Information provided:

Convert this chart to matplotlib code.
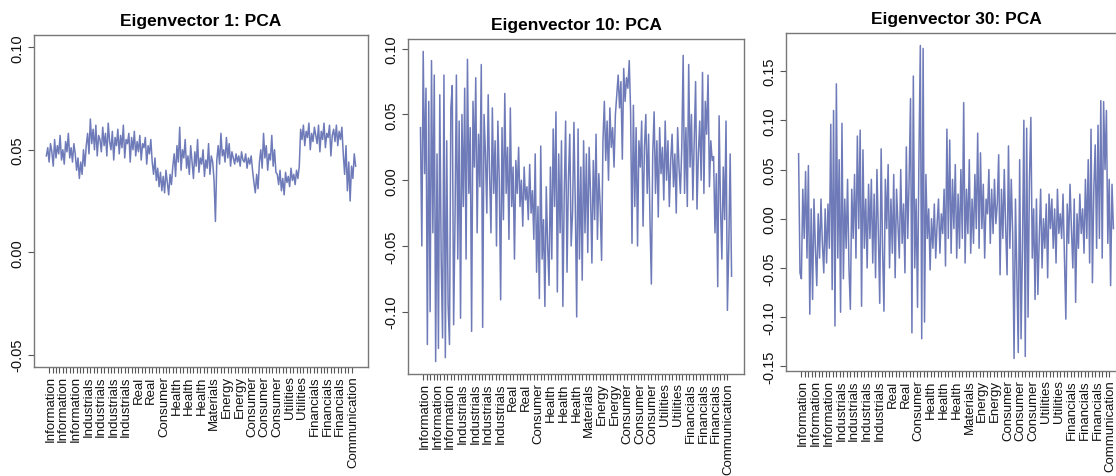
import numpy as np
import matplotlib
matplotlib.use("Agg")
import matplotlib.pyplot as plt

plt.rcParams['font.family'] = ['Liberation Sans', 'DejaVu Sans']

# loadings, in thousandths (every other stock of ~451)
ev1 = [47, 51, 44, 53, 49, 42, 55, 46, 52, 48, 57, 45, 50, 43, 54, 49, 58, 46, 51, 44, 53, 48,
       40, 46, 36, 44, 38, 50, 42,
       52, 58, 48, 65, 53, 60, 50, 62, 47, 57,
       55, 49, 61, 52, 58, 47, 63, 54, 50, 59, 45, 56, 52, 60, 48, 57, 51, 62, 46, 55,
       53, 58, 44, 56, 50, 59, 47, 54, 49, 57, 45, 53, 51, 56, 43, 52, 48, 55,
       44, 38, 46, 35, 41, 32, 39, 30, 37, 29, 40, 34, 28, 38, 33,
       42, 48, 37, 52, 44, 61, 40, 50, 46, 55,
       41, 47, 38, 52, 44, 36, 49, 42, 55, 39, 46, 43, 50, 37, 45, 41, 53, 38, 47, 44, 35,
       15,
       45, 52, 43, 58, 47, 50, 44, 56, 46, 53, 42, 49,
       46, 43, 48, 44, 47, 42, 49, 45, 44, 48, 41, 46, 43, 47, 40,
       34, 29, 38, 31,
       44, 50, 41, 58, 46, 52, 40, 48, 45, 57, 42, 50, 39,
       38, 33, 40, 30, 36, 28, 39, 34, 37, 32, 41, 35, 38, 33, 40, 36, 42,
       60, 55, 62, 52, 59, 56, 63, 50, 58, 54, 61, 57, 53, 62, 49, 59, 55, 63, 51, 58,
       56, 62, 47, 57, 60, 54, 62, 52, 59, 55, 61,
       48, 38, 52, 30, 44, 25, 42, 36, 48, 42]

ev10 = [40, -50, 98, 5, 70, -125, 60, -100, 91, -40, 80, -138, 20, -128, 65, -60, -120, 80, -135, 30,
        -95, -125, 55, 72, -110, -30, 80, -60, 45, -105,
        50, -20, 70, -60, 92, -10, 40, -115, 60, 10, 78, -40, 35, -5, 88, -112, 50, 20, -25, 65,
        5, -40, 55, -10, 30, -50, 45, 0,
        -91, 40, -30, 66, -10, 25, -45, 55, -20, 10, -60,
        15, -10, 25, -20, 0, -35, 10, -15, -5, -30, 12, -25, -8,
        -45, 20, -70, -20, -90, 26, -60, -30, -96, -5, -50, -80,
        10, -60, 39, -20, 52, -85, 20, -40, 30, -96, -10, 45, -70, 0, 35, -50, -25,
        44, -20, -104, 39, -60, 10, -76, 30, -40, 20, -55, 25, -10, -63, 15, -30, 35, -45, 5, -20, -61,
        30, 60, 15, 45, 0, 55, 25, 40, 10, 50,
        65, 80, 55, 75, 16, 85, 60, 78, 70, 91, 52, -48,
        57, -20, 40, -50, 30, 10, 45, -35, 25, 50, -10, 35, -30, -79,
        20, 52, -10, 30, -28, 40, 5, 25, -15, 45, 0, 30, -20, 15, 35, -5, 20, -25, 40, 10, -10, 25,
        95, -10, 40, -20, 88, 10, 50, -15, 30, 75, -22, 20, 45, 0, 82, -10, 60, 35, 80, -5, 30, 15,
        18, -40, 5, -81, 49, -20, -60, 10, -30, 45, -99, -50, 20, -73]

ev30 = [66, -55, -61, 30, -20, 48, -40, 54, -97, 10, -82, 20, -30,
        -68, 5, -40, 20, -25, -55, 10, -45, 15, -30,
        96, -72, 110, -109, 137, -40, 60, -95, 97, -61, 20, -30, 40, -50,
        -92, 30, -20, 45, -40, 84, -10, 90, -89, 70, -30, 20, -50, 35,
        -20, 40, -45, 25, -60, 50, -15, -86, 71, -30, -94, 40, -10, 55, -50, 20, -35, 45, -60, 30,
        -5, -40, 50, -25, 15, -55, 73,
        -20, 40, 122, -116, 145, -50, 20, -90, 60, 176, -122, 173, -105, 45,
        -20, 10, -52, 0, -30, 15, -40, -5, 20, -35, 5, -15,
        30, -48, 91, -20, 80, -35, 40, -10, 55, -40, 25, -30, 50, -20, 118, -45, 30, -15, 60, -35,
        20, -25, 45, -10,
        87, -30, 67, -10, 35, -40, 20, 5, 50, -25, 30, -15, 40, -5, 15,
        65, -57, 30, -20, 50, -10, -57, 74, -30, 40, -15,
        -142, 20, -60, -136, 60, -122, -30, 100, -140, 92, -100, 40, 103,
        -40, 10, -82, 20, -77, -20, 30, -50, 0, -30, 15, -60, 25, -10,
        20, -30, 10, -45, 30, -15, 5, -20, 25, -40, -102, 15, -25, 35, -10, -50, 20, -85, 5, -30,
        25, -15, 10, -35,
        40, -20, 60, -45, 91, -65, 30, 75, -30, 95, -20, 120, -40, 119, 50, 110, -25, 40, -68, 35, -10]

n_stocks = 451
sector_labels = ['Information', 'Information', 'Information', 'Industrials', 'Industrials',
                 'Industrials', 'Industrials', 'Real', 'Real', 'Consumer', 'Health', 'Health',
                 'Health', 'Materials', 'Energy', 'Energy', 'Consumer', 'Consumer', 'Consumer',
                 'Utilities', 'Utilities', 'Financials', 'Financials', 'Financials', 'Communication']

panels = [
    ('Eigenvector 1: PCA', ev1, (-0.05, 0.10), [-0.05, 0.00, 0.05, 0.10], [34, 36, 368, 368]),
    ('Eigenvector 10: PCA', ev10, None, [-0.10, -0.05, 0.00, 0.05, 0.10], [408, 40, 744, 375]),
    ('Eigenvector 30: PCA', ev30, None, [-0.15, -0.10, -0.05, 0.00, 0.05, 0.10, 0.15],
     [786, 34, 1126, 372]),
]

W, H = 1116, 477
fig = plt.figure(figsize=(W / 100, H / 100), dpi=100)

tick_pos = np.arange(5, 446, 5)
label_pos = np.linspace(tick_pos[0] + 2, tick_pos[-1] + 2, len(sector_labels))

for title, vals, ylim, yticks, box in panels:
    l, t, r, b = box
    ax = fig.add_axes([l / W, 1 - b / H, (r - l) / W, (b - t) / H])
    y = np.array(vals) / 1000.0
    x = np.linspace(1, n_stocks, len(y))
    ax.plot(x, y, color='#31439a', lw=1.1, alpha=0.7)

    span = n_stocks - 1
    ax.set_xlim(1 - 0.04 * span, n_stocks + 0.04 * span)
    lo, hi = ylim if ylim else (y.min(), y.max())
    pad = 0.04 * (hi - lo)
    ax.set_ylim(lo - pad, hi + pad)

    ax.set_xticks(tick_pos, minor=True)
    ax.set_xticks(label_pos)
    ax.set_xticklabels(sector_labels, rotation=90, fontsize=9.5, color='#111111')
    ax.set_yticks(yticks)
    ax.set_yticklabels(['{:.2f}'.format(v) for v in yticks], rotation=90, va='center',
                       fontsize=10.5, color='#111111')

    ax.tick_params(which='both', length=4, width=0.8, color='#555555')
    ax.tick_params(axis='x', which='major', length=0, pad=6)
    ax.tick_params(axis='y', pad=3)
    for s in ax.spines.values():
        s.set_color('#777777')
        s.set_linewidth(1.0)
    ax.set_title(title, fontsize=12.5, fontweight='bold', pad=7)

fig.savefig('out.png', dpi=100)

What to do:
Repeat the listing above from its first line through the line that contains "plt.rcParams['font.family'] = ['Liberation", both included, and nothing more. Drop the pictures.

Exercise result:
Convert this chart to matplotlib code.
import numpy as np
import matplotlib
matplotlib.use("Agg")
import matplotlib.pyplot as plt

plt.rcParams['font.family'] = ['Liberation Sans', 'DejaVu Sans']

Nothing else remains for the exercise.